Why Edge AI Expanding Surveillance often Happens Quietly
The expansion is often hidden inside procurement language. Vendors talk about latency, bandwidth savings, and on-device privacy. Those are real benefits, but they can obscure the bigger design choice: once intelligence sits at the edge, more sites can be instrumented with less infrastructure.
That makes deployment cheaper and politically easier. A department can buy a few hundred “smart” devices and later discover it has built a dense monitoring layer that no one fully mapped.
Another common failure mode is function creep. A system bought for safety starts producing data that gets reused for employee monitoring, visitor analysis, or investigations far beyond the original scope.
Edge systems can make that creep easier because they generate structured outputs, not just video. A label like “person loitering” or “anomalous movement” sounds small, but it can be operationally powerful when combined with access logs, plate data, or facial templates.
There are also technical problems that show up quickly in the field. Models drift when lighting changes, camera angles shift, or the environment changes with the seasons. Edge devices can be tampered with physically.
Firmware updates are often uneven. If devices are not patched on a schedule, the estate becomes a long-lived mix of old and new model versions with different behavior and different security exposure. The NIST cybersecurity and privacy guidance is useful here because it treats privacy and security as program problems, not just model problems.
What to Check Before You Deploy
Before any rollout, define the exact purpose in plain language. A system for defect detection should not silently become a system for person tracking. Write down what data is collected, what stays local, what leaves the device, who can see it, and how long anything is retained.
If biometric data is involved, that deserves stricter handling. The FTC’s biometric policy statement is a useful reminder that retention, disposal, and reasonable security controls are not optional details.

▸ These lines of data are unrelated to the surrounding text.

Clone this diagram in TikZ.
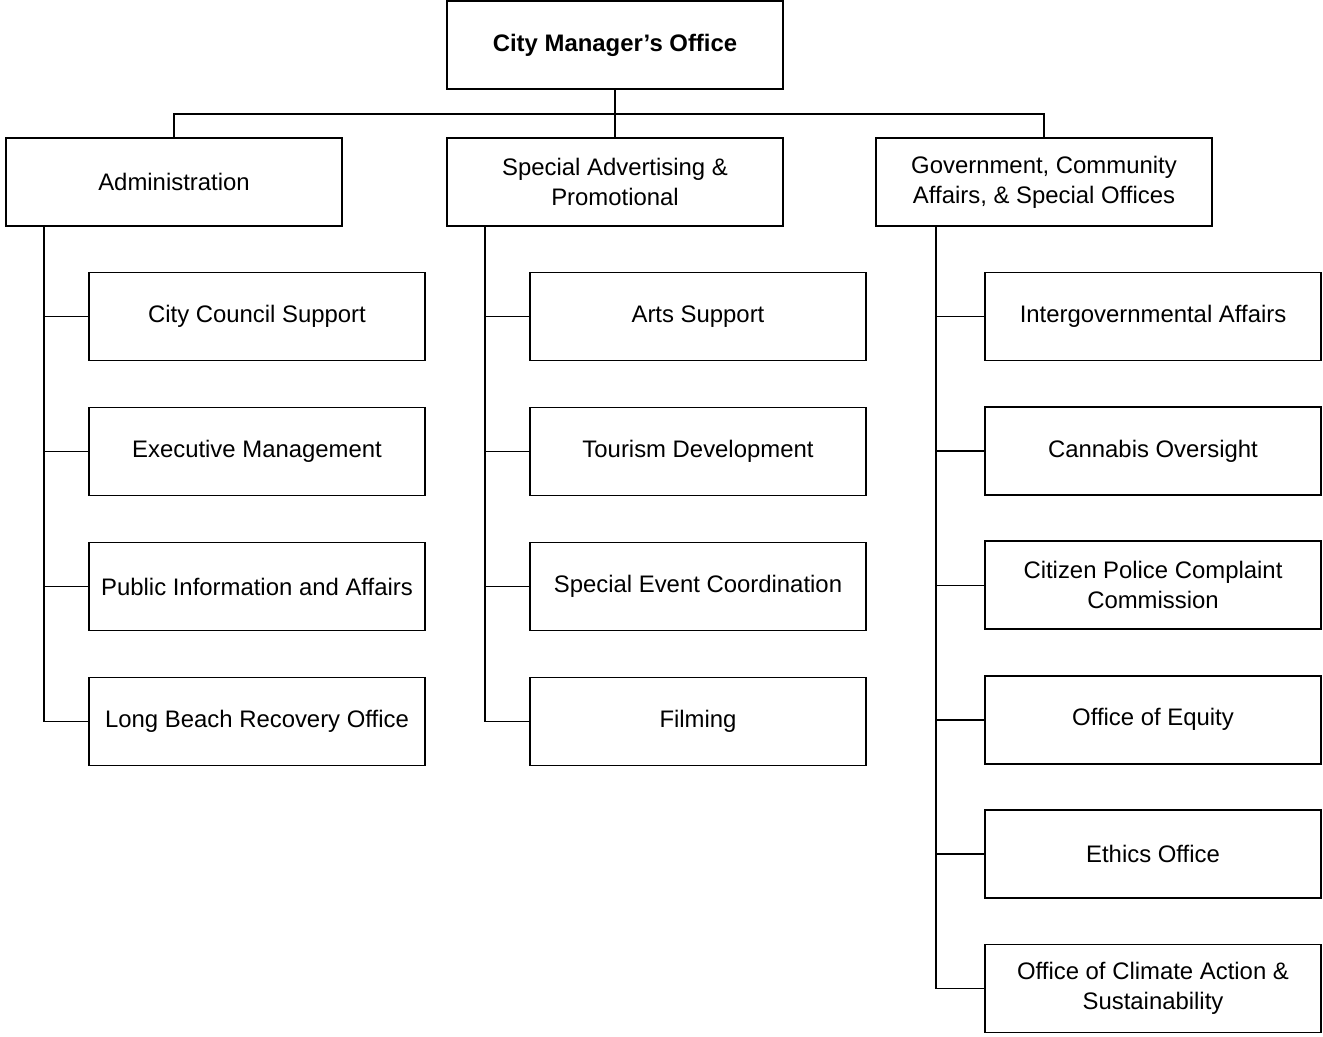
\documentclass[tikz,border=0pt]{standalone}
\usepackage{fontspec}
\setmainfont{Liberation Sans}
\tikzset{
    unit/.style={draw, line width=1.1pt, minimum width=6.72cm, minimum height=1.76cm,
        align=center, inner sep=1pt, font=\fontsize{13.6}{17}\selectfont},
    link/.style={line width=0.9pt}
}

\begin{document}
\begin{tikzpicture}[x=0.02cm,y=-0.02cm]
    \useasboundingbox (0,0) rectangle (1323,1036);
    % head office and the three divisions
    \node[unit, font=\fontsize{13.6}{17}\selectfont\bfseries] (cmo) at (615,45) {City Manager’s Office};
    \node[unit] (adm) at (174,182) {Administration};
    \node[unit] (sap) at (615,182) {Special Advertising \&\\Promotional};
    \node[unit] (gov) at (1044,182) {Government, Community\\Affairs, \& Special Offices};
    \coordinate (bus) at (615,114);
    \draw[link] (cmo.south) -- (bus);
    \draw[link] (bus) -| (adm.north);
    \draw[link] (bus) -| (gov.north);
    \draw[link] (bus) -- (sap.north);

    % trunks under each division
    \coordinate (admtrunk) at (44,226);
    \coordinate (saptrunk) at (485,226);
    \coordinate (govtrunk) at (936,226);

    \foreach \i/\txt in {1/City Council Support, 2/Executive Management,
                         3/Public Information and Affairs, 4/Long Beach Recovery Office}{
        \node[unit] (adm\i) at (257,316.5+135*\i-135) {\txt};
        \draw[link] (admtrunk) |- (adm\i.west);
    }
    \foreach \i/\txt in {1/Arts Support, 2/Tourism Development,
                         3/Special Event Coordination, 4/Filming}{
        \node[unit] (sap\i) at (698,316.5+135*\i-135) {\txt};
        \draw[link] (saptrunk) |- (sap\i.west);
    }
    \foreach \i/\txt in {1/Intergovernmental Affairs, 2/Cannabis Oversight,
                         3/Citizen Police Complaint\\Commission, 4/Office of Equity,
                         5/Ethics Office, 6/Office of Climate Action \&\\Sustainability}{
        \node[unit] (gov\i) at (1153,316.5+134.4*\i-134.4) {\txt};
        \draw[link] (govtrunk) |- (gov\i.west);
    }
\end{tikzpicture}
\end{document}
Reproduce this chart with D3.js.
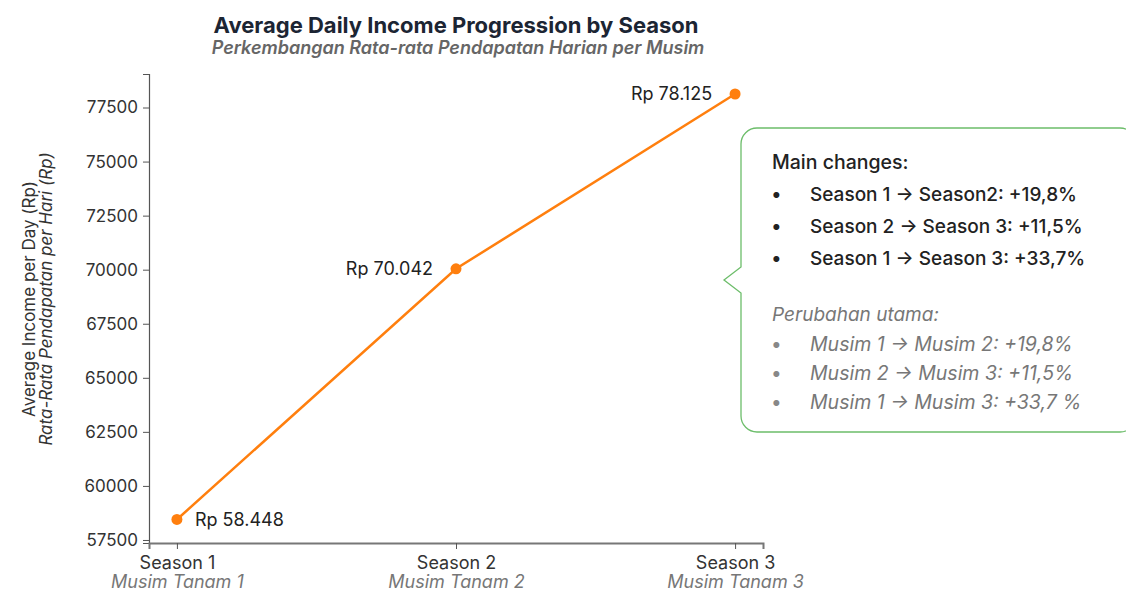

Then look at the model itself. Ask how false positives will be handled, who reviews alerts, and whether a person can override the system when it is wrong.
In surveillance settings, the cost of a bad match is rarely just a bad metric. It can be an unnecessary stop, a locked door, a denied entry, or a police response. Face and biometric systems have a long record of this problem, which is why the Electronic Frontier Foundation’s biometric surveillance resource remains relevant.
Interoperability matters too. If the platform sits inside a larger camera ecosystem, check how it handles logs, device identity, encrypted transport, and administrative access. Standards like ONVIF help with device interoperability, but interoperability is not the same as restraint.
A system can be easy to connect and still be poor at privacy control. Zero trust principles, least privilege, and segmented network design help limit damage when an edge unit is compromised.
The real tradeoff is not cloud versus edge
The useful question is not whether edge processing is more private in the abstract. It often is, in narrow technical terms. The harder question is what it enables organizationally. If the result is more cameras, more sensors, more analytics, and more automated classification, then the surveillance surface has expanded even if less raw data leaves the device.
That is why the strongest deployments are narrow, documented, and boring in the best sense.
They do one job, they keep tight retention, they log access, they are tested for bias and drift, and they give people a way to challenge a bad decision. Outside those boundaries, edge AI tends to do what infrastructure usually does: make the easy thing easier. And in surveillance, the easy thing is often to watch more, not less.